If the URE trashes your ZFS metadata you'll be in trouble. Otherwise you're probably fine.

That's why cloud backups suck. The solution is a better backup strategy. :D

I probably would not go far beyond 8 drives with a RAIDZ2 vdev.

Maybe if we're lucky @jgreco or @cyberjock will weigh in on these issues.

But since the ZFS metadata is stored at least twice (and up to six times for the really critical stuff), having a URE trash all of it is fairly unlikely.

As long as one copy of all metadata is recoverable (assuming that's what you mean by "trash all of it") you should be okay. Once metadata becomes unavailable, the state of the pool is no longer assured to be in a good condition, and you really need to destroy and rebuild the pool from scratch.

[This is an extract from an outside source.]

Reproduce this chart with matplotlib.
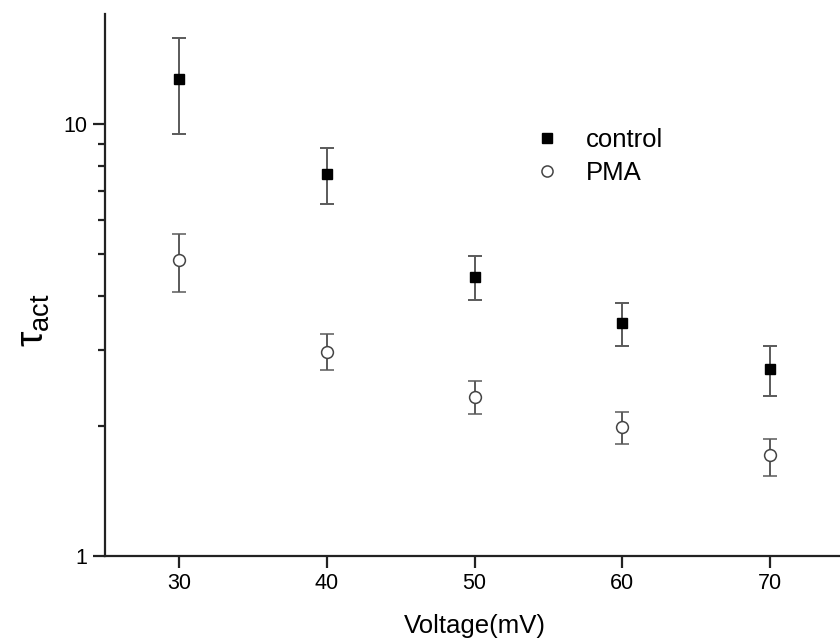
import numpy as np
import matplotlib
matplotlib.use("Agg")
import matplotlib.pyplot as plt
from matplotlib.lines import Line2D
from matplotlib.ticker import LogLocator, NullFormatter, FixedLocator

plt.rcParams['font.family'] = ['Liberation Sans', 'DejaVu Sans']
plt.rcParams['mathtext.fontset'] = 'custom'
plt.rcParams['mathtext.rm'] = 'Liberation Sans'
plt.rcParams['mathtext.it'] = 'Liberation Sans'

voltage = [30, 40, 50, 60, 70]

control = [12.7, 7.65, 4.42, 3.47, 2.71]
control_lo = [9.47, 6.52, 3.91, 3.07, 2.35]
control_hi = [15.85, 8.79, 4.94, 3.86, 3.07]

pma = [4.84, 2.97, 2.34, 1.99, 1.71]
pma_lo = [4.08, 2.69, 2.13, 1.82, 1.53]
pma_hi = [5.58, 3.26, 2.54, 2.15, 1.87]


def main():
    fig = plt.figure(figsize=(8.4, 6.39), dpi=100)
    ax = fig.add_axes([105 / 840, 83 / 639, 739 / 840, 542 / 639])

    c = np.array(control)
    p = np.array(pma)
    c_err = [c - np.array(control_lo), np.array(control_hi) - c]
    p_err = [p - np.array(pma_lo), np.array(pma_hi) - p]

    ax.errorbar(voltage, control, yerr=c_err, fmt='s', color='black', ms=7.5,
                ecolor='#5a5a5a', elinewidth=1.4, capsize=5, capthick=1.4,
                zorder=3)
    ax.errorbar(voltage, pma, yerr=p_err, fmt='o', mfc='white', mec='#444444',
                mew=1.1, ms=8.5, ecolor='#5a5a5a', elinewidth=1.4, capsize=5,
                capthick=1.4, zorder=3)

    ax.set_yscale('log')
    ax.set_xlim(25, 75)
    ax.set_ylim(1, 18)
    ax.set_xticks([30, 40, 50, 60, 70])
    ax.yaxis.set_major_locator(FixedLocator([1, 10]))
    ax.set_yticklabels(['1', '10'])
    ax.yaxis.set_minor_locator(LogLocator(base=10, subs=np.arange(2, 10)))
    ax.yaxis.set_minor_formatter(NullFormatter())

    ax.spines['top'].set_visible(False)
    ax.spines['right'].set_visible(False)
    for s in ['left', 'bottom']:
        ax.spines[s].set_linewidth(1.6)
        ax.spines[s].set_color('#222222')
    ax.tick_params(which='major', direction='out', length=8.5, width=1.6,
                   labelsize=15.5, color='#222222', pad=4)
    ax.tick_params(which='minor', direction='out', length=5, width=1.6,
                   color='#222222')

    ax.set_xlabel('Voltage(mV)', fontsize=18.5, labelpad=14)
    ax.set_ylabel(r'$\mathregular{\tau_{act}}$', fontsize=28)
    ax.yaxis.set_label_coords(-0.072, 0.435)

    handles = [
        Line2D([], [], ls='none', marker='s', color='black', ms=7),
        Line2D([], [], ls='none', marker='o', mfc='white', mec='#444444',
               mew=1.1, ms=8),
    ]
    ax.legend(handles, ['control', 'PMA'], loc='upper left',
              bbox_to_anchor=(0.581, 0.79), frameon=False, fontsize=18.5,
              handletextpad=1.0, labelspacing=0.35, handlelength=1.0,
              borderpad=0, borderaxespad=0)

    fig.savefig('out.png', dpi=100)


if __name__ == "__main__":
    main()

There's definitely a tradeoff between various factors. For example, how aggressively do you actually take care of the system? If a drive dies, are you right on top of that with a replacement? Do you keep one on hand? (If so, and you're doing RAIDZ2, why aren't you doing RAIDZ3?) Has your hardware been burned in, and is it therefore more likely to be trustable? How big are the drives and how likely an additional failure during rebuild?

The archival filer here is an 11 drive RAIDZ3 with a spare (12 drives total) and a cold spare sitting on the shelf. It is non-problematic and is not expected to become problematic. As drives die, the system will automatically put in the spare and rebuild. At 11 drives wide (8 data), that's probably about as wide as you really want to get. The only scary thing might be if I started to see rapid succession disk failures, maybe due to overheating, a bad PSU, or something like that.